Here is the Strava record from the Zwift ride riding the DUOs converted to UNO in the app on an iPhone and at a HR of 133.

I think there could be slight differences, but not much really when you are solely comparing HR and watts. Now as soon as you enter speed into the equation then it becomes something else entirely. Keep in mind that watts is similar to effort and effort is similar to what your HR should be. HR can slightly move based on a number of different things like sleep, diet, fitness, etc., but as you can see by the numbers above they are pretty close.

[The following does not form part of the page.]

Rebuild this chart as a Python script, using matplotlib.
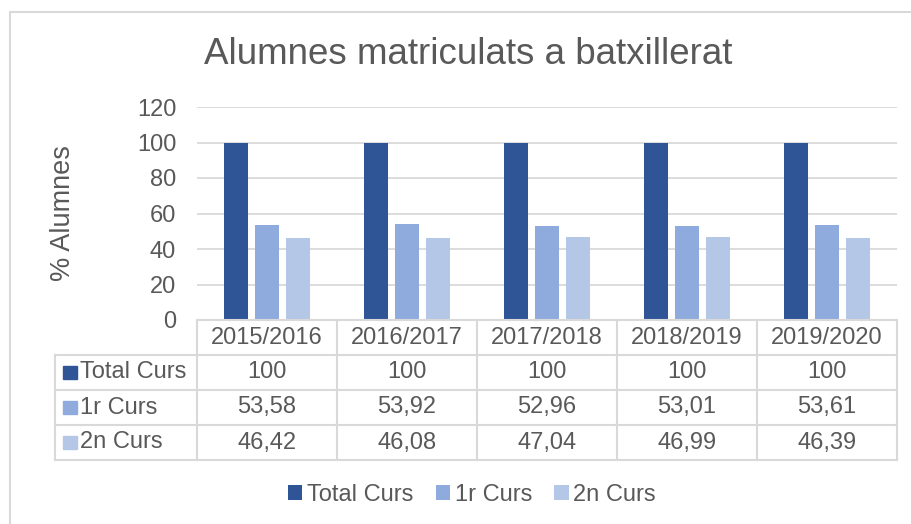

Where things get fun is where you use your example and look at one person’s speed at a specific HR and Power and then see how speed changes as you move from an upright position to the drops. You should see higher speeds with the drops at similar HR and Power. This is just how I understand it based on things I’ve read many times over as well as my own experience, but I’m not an expert. I am the person asking the original question here so if someone has a different understanding, please feel free to correct me.

For crank size settings, you are changing it in the Assioma app for the Zwift/Rouvy rides and it is in the correct setting on the garmin for the ride outside?

I dont know what will happen if the garmin is connected inside while using the zwift app to record. Pedals might default to garmin setting also for Zwift?

You had also mentioned that the static weight test is producing accurate readings inside?

Final thing to test is if the pedals are reporting the right cadence. Pedal to the beat of music with known bpm or count pedal strokes yourself with a timer to check.

What happens if you let some one else ride the mountain bike vs inside?